The HFLA Centennial Celebration
One hundred years of anything in Vancouver is fairly unusual. On May 7, 2016 the Hebrew Free Loan Association of Vancouver celebrated 100 years since it was originally founded.
In January 1915, the Vancouver HFLA held their inaugural meeting. Designed to give interest-free loans to Jewish people starting out in the community, the association played an integral part in helping establish many early Jewish businesses and helped people settle here.
The HFLA Centennial Celebration reflected its grassroots beginning with a relaxed, unique evening. Casual picnic-chic décor and a picnic-style menu went with the fact that the event was held on Lag b’Omer. Greeting the guests were actors and musicians from the volunteer troupe Kol Halev. They were dressed in period costume and introduced themselves in character, sharing “their personal stories” as the founders of Jewish lending in Vancouver.
Through a multi-media approach, the event managed to educate those in attendance about the valuable role that interest-free loans have played and continue to play in Vancouver’s Jewish community.
Beth Israel’s Rabbi Jonathan Infeld shared a d’var Torah, touching on the relationship between Lag b’Omer and interest-free lending. HFLA president Michelle Dodek followed, explaining the three objectives of the event: to raise awareness in the community by sharing what HFLA does, to honor the donors and board members who have made the work of the organization possible, and to look to the future.
Dodek’s speech was followed by a short video featuring two former borrowers, Mihael Mamychshvili, a prominent shiatsu therapist and Barbi Braude, a graphic designer. Joe Segal and Shirley Barnett shared their historical perspectives and goals for the organization.
Guests then heard from four borrowers whose lives were changed by the loans they received from HFLA. Successful entrepreneurs Zach Berman and Ryan Slater began their business, the Juice Truck, with help from HFLA. Val Lev Dolgin used an education loan to earn her master’s in counseling psychology; she now helps children who have survived physical and sexual abuse. George Medvedev, a neurologist, shared how he and his wife, a hematologist, used a loan to help them when they first arrived in Canada from the USSR almost 20 years ago.

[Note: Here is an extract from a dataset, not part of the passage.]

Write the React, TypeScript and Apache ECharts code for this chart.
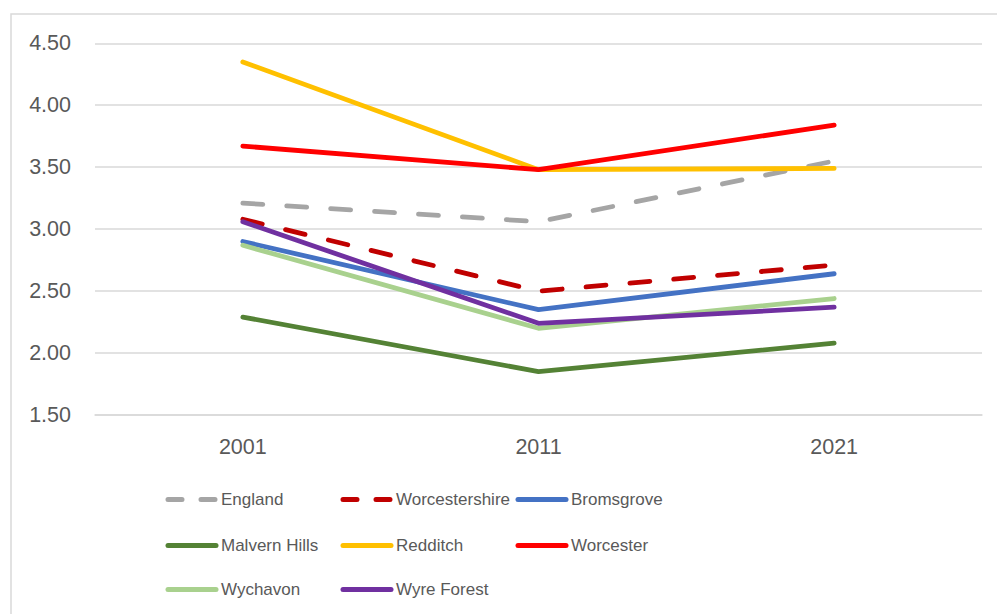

Another story was read by a volunteer in order to respect the anonymity of the borrower because of the sensitive nature of her situation. And the story of former borrower Maxim Fomitchev was shared by his friend, Tobi Lennet. Briefly, Fomitchev, a deaf mime, while touring with his troupe of mime artists from the USSR in 1991, defected, accompanied by his performing partner. The two found themselves volunteering for the Jewish Family Service Agency and, within two years, Fomitchev borrowed money for a car to get from one mime gig to another. He has since achieved one of the pinnacles of success for a mime – he is the head clown in Cirque de Soleil’s Las Vegas show, Zarkana.
The HFLA Centennial Celebration was a chance to celebrate a significant milestone in the community, raise awareness of an organization that is “the best kept secret” in Vancouver while recognizing donors and volunteers who make it all happen. The message for the future is that HFLA is looking for borrowers.